**TASK TO CARRY OUT:**
How many lines of the data hold the word "this"? State the number and nothing else.

Plotting code records
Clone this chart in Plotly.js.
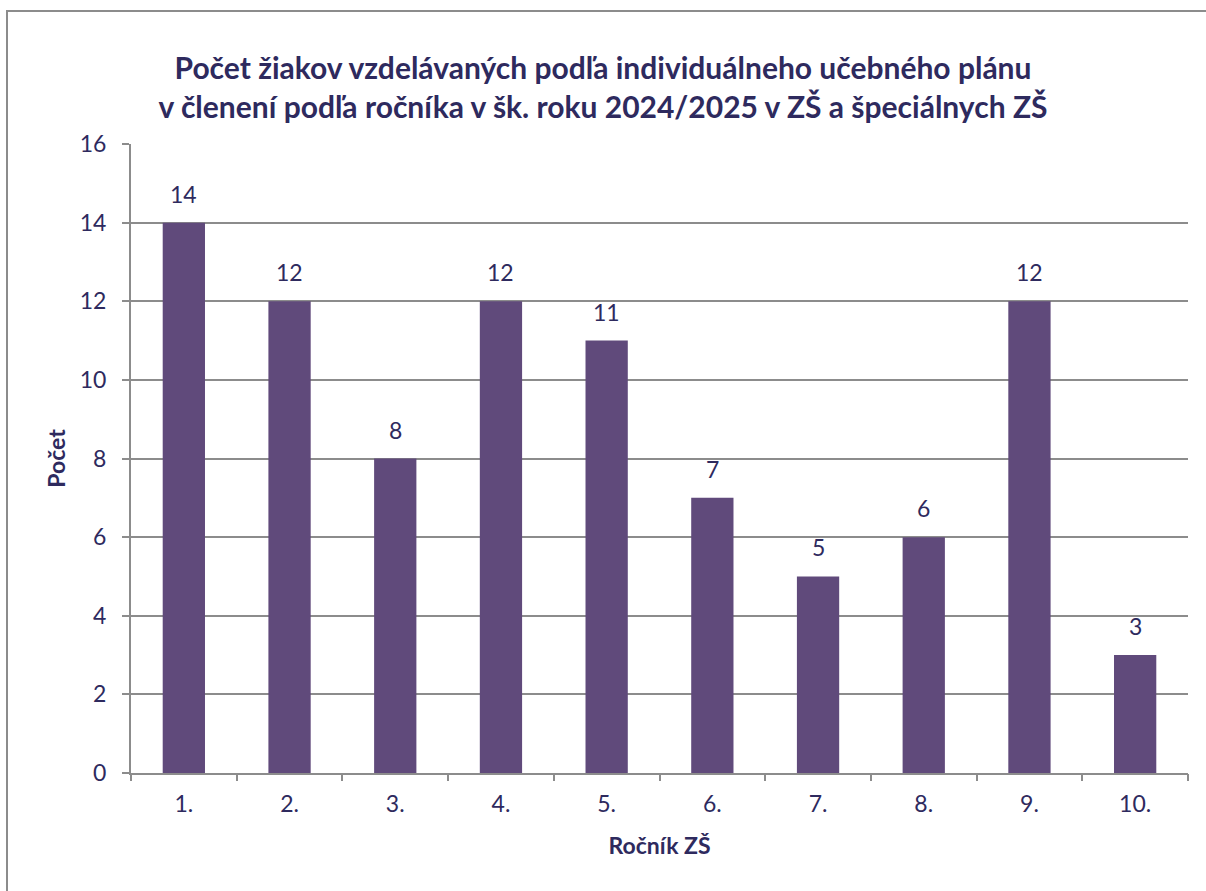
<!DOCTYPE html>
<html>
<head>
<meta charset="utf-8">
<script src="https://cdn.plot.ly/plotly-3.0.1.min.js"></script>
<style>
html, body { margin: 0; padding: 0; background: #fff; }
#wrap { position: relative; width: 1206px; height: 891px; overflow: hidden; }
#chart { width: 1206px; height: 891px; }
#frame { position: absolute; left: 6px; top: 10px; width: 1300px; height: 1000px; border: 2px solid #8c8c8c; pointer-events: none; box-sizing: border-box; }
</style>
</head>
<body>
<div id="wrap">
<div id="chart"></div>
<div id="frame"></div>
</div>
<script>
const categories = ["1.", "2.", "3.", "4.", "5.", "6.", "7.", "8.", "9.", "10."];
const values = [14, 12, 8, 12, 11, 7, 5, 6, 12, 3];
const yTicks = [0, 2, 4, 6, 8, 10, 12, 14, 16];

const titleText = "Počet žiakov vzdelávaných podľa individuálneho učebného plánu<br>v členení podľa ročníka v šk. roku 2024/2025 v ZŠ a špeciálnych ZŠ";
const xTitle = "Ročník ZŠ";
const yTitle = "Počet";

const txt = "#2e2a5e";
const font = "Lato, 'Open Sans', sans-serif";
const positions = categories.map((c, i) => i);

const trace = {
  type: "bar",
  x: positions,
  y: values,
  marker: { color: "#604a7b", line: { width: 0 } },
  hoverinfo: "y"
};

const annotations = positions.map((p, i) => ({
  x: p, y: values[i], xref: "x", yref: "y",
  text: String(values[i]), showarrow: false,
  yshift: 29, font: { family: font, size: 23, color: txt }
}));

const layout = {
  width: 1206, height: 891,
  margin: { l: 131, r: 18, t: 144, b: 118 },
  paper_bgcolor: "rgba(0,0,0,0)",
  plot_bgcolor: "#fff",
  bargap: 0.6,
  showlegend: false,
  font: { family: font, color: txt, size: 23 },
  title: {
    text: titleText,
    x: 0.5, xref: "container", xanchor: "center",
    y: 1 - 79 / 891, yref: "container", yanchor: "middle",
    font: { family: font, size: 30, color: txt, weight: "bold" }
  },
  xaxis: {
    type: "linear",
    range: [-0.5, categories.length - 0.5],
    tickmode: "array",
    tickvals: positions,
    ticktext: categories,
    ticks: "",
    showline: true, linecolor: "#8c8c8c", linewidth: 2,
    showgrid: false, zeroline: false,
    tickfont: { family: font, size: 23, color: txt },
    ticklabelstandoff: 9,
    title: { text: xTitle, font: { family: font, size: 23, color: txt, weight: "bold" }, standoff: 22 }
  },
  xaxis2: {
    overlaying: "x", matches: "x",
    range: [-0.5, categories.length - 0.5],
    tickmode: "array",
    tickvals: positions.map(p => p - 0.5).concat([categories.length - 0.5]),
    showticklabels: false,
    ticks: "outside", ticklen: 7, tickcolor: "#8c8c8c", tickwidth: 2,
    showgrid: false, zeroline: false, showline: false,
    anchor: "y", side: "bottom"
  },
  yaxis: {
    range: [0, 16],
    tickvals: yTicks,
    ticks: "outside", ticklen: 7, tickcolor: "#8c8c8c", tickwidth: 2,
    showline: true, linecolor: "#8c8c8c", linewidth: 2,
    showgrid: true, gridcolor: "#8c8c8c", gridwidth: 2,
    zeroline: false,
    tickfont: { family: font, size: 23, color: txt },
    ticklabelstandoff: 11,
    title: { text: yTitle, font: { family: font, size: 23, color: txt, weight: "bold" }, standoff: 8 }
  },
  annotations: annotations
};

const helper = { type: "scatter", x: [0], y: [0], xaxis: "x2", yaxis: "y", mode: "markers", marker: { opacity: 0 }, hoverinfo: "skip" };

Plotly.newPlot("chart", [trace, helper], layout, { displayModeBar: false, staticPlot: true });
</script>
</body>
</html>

--

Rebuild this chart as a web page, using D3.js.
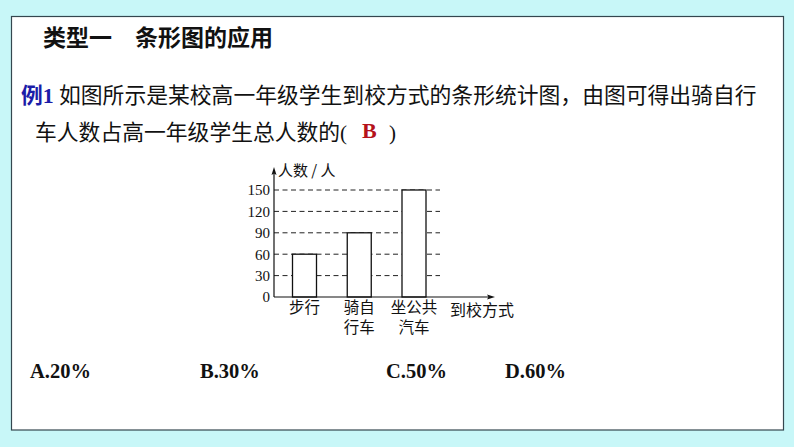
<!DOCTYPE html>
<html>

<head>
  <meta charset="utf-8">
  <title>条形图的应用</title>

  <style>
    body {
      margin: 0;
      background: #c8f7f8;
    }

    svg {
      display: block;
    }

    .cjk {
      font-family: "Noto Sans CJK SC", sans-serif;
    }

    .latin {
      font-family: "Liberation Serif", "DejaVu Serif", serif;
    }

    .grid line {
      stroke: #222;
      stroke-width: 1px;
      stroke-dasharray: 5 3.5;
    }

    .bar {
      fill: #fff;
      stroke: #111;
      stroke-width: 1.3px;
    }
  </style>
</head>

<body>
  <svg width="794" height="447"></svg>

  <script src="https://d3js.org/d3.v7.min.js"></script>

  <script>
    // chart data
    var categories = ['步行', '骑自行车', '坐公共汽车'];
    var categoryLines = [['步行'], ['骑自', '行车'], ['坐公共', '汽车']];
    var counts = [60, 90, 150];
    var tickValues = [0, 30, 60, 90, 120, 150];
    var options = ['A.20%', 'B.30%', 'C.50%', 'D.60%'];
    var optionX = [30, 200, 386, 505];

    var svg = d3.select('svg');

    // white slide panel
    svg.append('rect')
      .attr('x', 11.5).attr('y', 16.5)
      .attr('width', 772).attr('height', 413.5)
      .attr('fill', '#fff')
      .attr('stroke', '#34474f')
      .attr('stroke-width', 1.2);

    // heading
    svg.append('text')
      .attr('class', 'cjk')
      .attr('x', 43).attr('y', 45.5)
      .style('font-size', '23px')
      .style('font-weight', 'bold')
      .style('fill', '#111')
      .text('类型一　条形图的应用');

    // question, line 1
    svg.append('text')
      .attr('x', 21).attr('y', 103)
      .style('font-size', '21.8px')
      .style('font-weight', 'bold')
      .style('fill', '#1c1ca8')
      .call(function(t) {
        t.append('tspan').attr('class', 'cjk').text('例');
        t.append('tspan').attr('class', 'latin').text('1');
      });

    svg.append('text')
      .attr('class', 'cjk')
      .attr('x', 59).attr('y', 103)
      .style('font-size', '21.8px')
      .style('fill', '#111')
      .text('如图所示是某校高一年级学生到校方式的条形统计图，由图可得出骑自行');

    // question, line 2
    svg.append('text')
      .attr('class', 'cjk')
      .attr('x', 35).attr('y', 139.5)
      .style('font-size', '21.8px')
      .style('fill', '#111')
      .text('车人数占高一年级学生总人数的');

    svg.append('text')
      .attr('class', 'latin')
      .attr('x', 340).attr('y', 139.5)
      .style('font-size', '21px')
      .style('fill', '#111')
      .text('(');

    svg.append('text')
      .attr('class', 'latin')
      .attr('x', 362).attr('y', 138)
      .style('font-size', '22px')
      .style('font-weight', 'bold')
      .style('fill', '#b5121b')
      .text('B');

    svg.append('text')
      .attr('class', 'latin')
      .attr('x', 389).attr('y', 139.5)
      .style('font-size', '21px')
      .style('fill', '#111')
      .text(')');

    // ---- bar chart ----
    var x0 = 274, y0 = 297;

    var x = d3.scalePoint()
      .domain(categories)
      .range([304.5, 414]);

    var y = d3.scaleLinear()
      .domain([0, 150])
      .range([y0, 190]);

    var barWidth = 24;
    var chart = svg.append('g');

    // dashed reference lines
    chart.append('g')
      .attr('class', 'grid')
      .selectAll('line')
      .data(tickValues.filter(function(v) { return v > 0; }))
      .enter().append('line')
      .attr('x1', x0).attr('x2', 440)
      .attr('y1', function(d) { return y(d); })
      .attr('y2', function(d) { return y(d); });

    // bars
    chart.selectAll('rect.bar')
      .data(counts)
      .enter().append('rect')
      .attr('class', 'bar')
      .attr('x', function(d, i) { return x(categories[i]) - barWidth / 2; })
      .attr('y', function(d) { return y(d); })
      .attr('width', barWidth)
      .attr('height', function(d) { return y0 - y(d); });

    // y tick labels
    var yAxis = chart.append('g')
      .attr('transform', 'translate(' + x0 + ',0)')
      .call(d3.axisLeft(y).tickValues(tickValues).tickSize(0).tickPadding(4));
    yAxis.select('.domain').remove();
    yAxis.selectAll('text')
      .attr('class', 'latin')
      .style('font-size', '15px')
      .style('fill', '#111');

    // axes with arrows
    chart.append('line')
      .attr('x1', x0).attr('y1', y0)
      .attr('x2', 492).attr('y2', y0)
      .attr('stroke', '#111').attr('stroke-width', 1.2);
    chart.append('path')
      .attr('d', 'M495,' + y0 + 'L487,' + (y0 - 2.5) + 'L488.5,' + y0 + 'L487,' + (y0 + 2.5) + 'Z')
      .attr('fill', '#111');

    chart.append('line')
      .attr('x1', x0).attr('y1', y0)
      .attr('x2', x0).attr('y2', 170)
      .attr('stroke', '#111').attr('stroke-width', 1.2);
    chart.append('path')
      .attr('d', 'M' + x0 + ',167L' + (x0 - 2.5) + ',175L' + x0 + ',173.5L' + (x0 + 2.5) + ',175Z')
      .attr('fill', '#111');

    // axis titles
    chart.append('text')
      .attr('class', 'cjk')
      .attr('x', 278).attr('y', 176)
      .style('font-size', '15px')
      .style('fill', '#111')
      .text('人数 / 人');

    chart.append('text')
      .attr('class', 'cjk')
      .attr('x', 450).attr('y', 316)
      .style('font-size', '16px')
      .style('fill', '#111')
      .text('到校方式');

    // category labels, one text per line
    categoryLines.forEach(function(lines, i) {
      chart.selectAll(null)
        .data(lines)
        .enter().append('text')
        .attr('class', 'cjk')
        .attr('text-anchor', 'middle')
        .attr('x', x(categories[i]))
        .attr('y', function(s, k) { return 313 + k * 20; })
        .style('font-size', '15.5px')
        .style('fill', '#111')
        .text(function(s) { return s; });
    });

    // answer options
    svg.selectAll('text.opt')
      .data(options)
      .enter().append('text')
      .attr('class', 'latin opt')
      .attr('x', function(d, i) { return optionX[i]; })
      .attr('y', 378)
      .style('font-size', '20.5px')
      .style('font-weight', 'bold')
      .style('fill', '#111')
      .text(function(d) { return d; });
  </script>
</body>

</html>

**SOLVED PROBLEM:**
2